START

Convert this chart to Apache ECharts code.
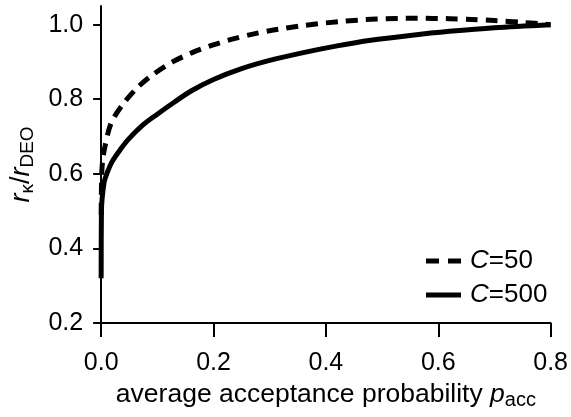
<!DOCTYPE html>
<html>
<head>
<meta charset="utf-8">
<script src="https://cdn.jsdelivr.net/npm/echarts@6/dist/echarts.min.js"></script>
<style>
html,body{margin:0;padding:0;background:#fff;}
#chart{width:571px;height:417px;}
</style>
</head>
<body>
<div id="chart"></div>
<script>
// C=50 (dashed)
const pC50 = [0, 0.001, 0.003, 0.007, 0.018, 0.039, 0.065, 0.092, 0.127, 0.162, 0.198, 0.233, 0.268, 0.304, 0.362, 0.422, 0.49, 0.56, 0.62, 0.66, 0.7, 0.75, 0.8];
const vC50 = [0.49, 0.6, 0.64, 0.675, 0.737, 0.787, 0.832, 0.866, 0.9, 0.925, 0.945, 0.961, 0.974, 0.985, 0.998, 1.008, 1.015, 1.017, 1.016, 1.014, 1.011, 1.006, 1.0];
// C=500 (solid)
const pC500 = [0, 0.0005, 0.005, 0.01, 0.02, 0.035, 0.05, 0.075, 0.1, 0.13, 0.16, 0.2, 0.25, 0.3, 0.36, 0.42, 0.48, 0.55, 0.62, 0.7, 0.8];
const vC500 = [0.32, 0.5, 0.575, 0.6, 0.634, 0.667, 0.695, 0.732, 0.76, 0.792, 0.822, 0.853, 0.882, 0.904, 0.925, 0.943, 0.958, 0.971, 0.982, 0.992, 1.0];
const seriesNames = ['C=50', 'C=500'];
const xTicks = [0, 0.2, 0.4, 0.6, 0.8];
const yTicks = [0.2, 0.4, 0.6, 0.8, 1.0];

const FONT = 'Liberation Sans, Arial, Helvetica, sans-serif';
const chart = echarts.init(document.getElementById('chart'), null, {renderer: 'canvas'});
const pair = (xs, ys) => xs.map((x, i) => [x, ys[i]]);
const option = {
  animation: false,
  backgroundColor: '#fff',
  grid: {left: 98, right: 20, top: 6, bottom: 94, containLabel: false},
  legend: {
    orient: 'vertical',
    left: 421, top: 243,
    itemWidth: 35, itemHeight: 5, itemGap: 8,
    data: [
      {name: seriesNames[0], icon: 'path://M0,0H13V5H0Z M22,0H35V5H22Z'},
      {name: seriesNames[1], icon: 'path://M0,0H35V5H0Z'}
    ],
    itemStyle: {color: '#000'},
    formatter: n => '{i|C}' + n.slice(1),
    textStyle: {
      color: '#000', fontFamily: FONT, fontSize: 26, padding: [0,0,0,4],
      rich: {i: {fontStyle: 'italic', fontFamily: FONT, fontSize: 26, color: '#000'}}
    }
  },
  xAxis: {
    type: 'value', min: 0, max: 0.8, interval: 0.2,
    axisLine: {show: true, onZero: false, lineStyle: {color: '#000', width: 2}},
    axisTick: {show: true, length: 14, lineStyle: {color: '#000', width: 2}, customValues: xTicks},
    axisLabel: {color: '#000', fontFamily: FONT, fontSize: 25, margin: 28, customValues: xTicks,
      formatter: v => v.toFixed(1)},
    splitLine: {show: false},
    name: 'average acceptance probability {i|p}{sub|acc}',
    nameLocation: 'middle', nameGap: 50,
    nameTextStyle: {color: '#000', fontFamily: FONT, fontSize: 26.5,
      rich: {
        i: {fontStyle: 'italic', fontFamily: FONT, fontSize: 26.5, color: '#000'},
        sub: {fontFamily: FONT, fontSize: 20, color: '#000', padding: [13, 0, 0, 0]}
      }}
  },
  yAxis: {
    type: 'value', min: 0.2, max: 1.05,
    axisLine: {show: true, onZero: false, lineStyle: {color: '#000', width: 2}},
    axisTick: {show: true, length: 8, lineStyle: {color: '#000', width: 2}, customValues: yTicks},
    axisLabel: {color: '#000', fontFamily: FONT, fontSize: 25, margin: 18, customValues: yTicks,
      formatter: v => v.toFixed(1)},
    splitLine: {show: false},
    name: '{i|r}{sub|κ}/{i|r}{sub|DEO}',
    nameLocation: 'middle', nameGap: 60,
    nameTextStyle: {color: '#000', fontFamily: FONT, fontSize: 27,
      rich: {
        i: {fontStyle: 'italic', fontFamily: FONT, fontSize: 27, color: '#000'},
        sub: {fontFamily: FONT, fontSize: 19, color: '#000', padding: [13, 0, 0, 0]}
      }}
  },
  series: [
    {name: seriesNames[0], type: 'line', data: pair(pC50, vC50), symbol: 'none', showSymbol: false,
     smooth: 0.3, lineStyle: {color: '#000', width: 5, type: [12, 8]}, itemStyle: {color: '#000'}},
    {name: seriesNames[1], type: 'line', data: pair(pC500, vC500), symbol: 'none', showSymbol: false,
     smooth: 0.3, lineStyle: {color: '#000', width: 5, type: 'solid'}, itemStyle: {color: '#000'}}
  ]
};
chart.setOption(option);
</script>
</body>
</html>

END

Using the material above, return every line exactly as it appears, minus the pictures.

Convert this chart to Apache ECharts code.
<!DOCTYPE html>
<html>
<head>
<meta charset="utf-8">
<script src="https://cdn.jsdelivr.net/npm/echarts@6/dist/echarts.min.js"></script>
<style>
html,body{margin:0;padding:0;background:#fff;}
#chart{width:571px;height:417px;}
</style>
</head>
<body>
<div id="chart"></div>
<script>
// C=50 (dashed)
const pC50 = [0, 0.001, 0.003, 0.007, 0.018, 0.039, 0.065, 0.092, 0.127, 0.162, 0.198, 0.233, 0.268, 0.304, 0.362, 0.422, 0.49, 0.56, 0.62, 0.66, 0.7, 0.75, 0.8];
const vC50 = [0.49, 0.6, 0.64, 0.675, 0.737, 0.787, 0.832, 0.866, 0.9, 0.925, 0.945, 0.961, 0.974, 0.985, 0.998, 1.008, 1.015, 1.017, 1.016, 1.014, 1.011, 1.006, 1.0];
// C=500 (solid)
const pC500 = [0, 0.0005, 0.005, 0.01, 0.02, 0.035, 0.05, 0.075, 0.1, 0.13, 0.16, 0.2, 0.25, 0.3, 0.36, 0.42, 0.48, 0.55, 0.62, 0.7, 0.8];
const vC500 = [0.32, 0.5, 0.575, 0.6, 0.634, 0.667, 0.695, 0.732, 0.76, 0.792, 0.822, 0.853, 0.882, 0.904, 0.925, 0.943, 0.958, 0.971, 0.982, 0.992, 1.0];
const seriesNames = ['C=50', 'C=500'];
const xTicks = [0, 0.2, 0.4, 0.6, 0.8];
const yTicks = [0.2, 0.4, 0.6, 0.8, 1.0];

const FONT = 'Liberation Sans, Arial, Helvetica, sans-serif';
const chart = echarts.init(document.getElementById('chart'), null, {renderer: 'canvas'});
const pair = (xs, ys) => xs.map((x, i) => [x, ys[i]]);
const option = {
  animation: false,
  backgroundColor: '#fff',
  grid: {left: 98, right: 20, top: 6, bottom: 94, containLabel: false},
  legend: {
    orient: 'vertical',
    left: 421, top: 243,
    itemWidth: 35, itemHeight: 5, itemGap: 8,
    data: [
      {name: seriesNames[0], icon: 'path://M0,0H13V5H0Z M22,0H35V5H22Z'},
      {name: seriesNames[1], icon: 'path://M0,0H35V5H0Z'}
    ],
    itemStyle: {color: '#000'},
    formatter: n => '{i|C}' + n.slice(1),
    textStyle: {
      color: '#000', fontFamily: FONT, fontSize: 26, padding: [0,0,0,4],
      rich: {i: {fontStyle: 'italic', fontFamily: FONT, fontSize: 26, color: '#000'}}
    }
  },
  xAxis: {
    type: 'value', min: 0, max: 0.8, interval: 0.2,
    axisLine: {show: true, onZero: false, lineStyle: {color: '#000', width: 2}},
    axisTick: {show: true, length: 14, lineStyle: {color: '#000', width: 2}, customValues: xTicks},
    axisLabel: {color: '#000', fontFamily: FONT, fontSize: 25, margin: 28, customValues: xTicks,
      formatter: v => v.toFixed(1)},
    splitLine: {show: false},
    name: 'average acceptance probability {i|p}{sub|acc}',
    nameLocation: 'middle', nameGap: 50,
    nameTextStyle: {color: '#000', fontFamily: FONT, fontSize: 26.5,
      rich: {
        i: {fontStyle: 'italic', fontFamily: FONT, fontSize: 26.5, color: '#000'},
        sub: {fontFamily: FONT, fontSize: 20, color: '#000', padding: [13, 0, 0, 0]}
      }}
  },
  yAxis: {
    type: 'value', min: 0.2, max: 1.05,
    axisLine: {show: true, onZero: false, lineStyle: {color: '#000', width: 2}},
    axisTick: {show: true, length: 8, lineStyle: {color: '#000', width: 2}, customValues: yTicks},
    axisLabel: {color: '#000', fontFamily: FONT, fontSize: 25, margin: 18, customValues: yTicks,
      formatter: v => v.toFixed(1)},
    splitLine: {show: false},
    name: '{i|r}{sub|κ}/{i|r}{sub|DEO}',
    nameLocation: 'middle', nameGap: 60,
    nameTextStyle: {color: '#000', fontFamily: FONT, fontSize: 27,
      rich: {
        i: {fontStyle: 'italic', fontFamily: FONT, fontSize: 27, color: '#000'},
        sub: {fontFamily: FONT, fontSize: 19, color: '#000', padding: [13, 0, 0, 0]}
      }}
  },
  series: [
    {name: seriesNames[0], type: 'line', data: pair(pC50, vC50), symbol: 'none', showSymbol: false,
     smooth: 0.3, lineStyle: {color: '#000', width: 5, type: [12, 8]}, itemStyle: {color: '#000'}},
    {name: seriesNames[1], type: 'line', data: pair(pC500, vC500), symbol: 'none', showSymbol: false,
     smooth: 0.3, lineStyle: {color: '#000', width: 5, type: 'solid'}, itemStyle: {color: '#000'}}
  ]
};
chart.setOption(option);
</script>
</body>
</html>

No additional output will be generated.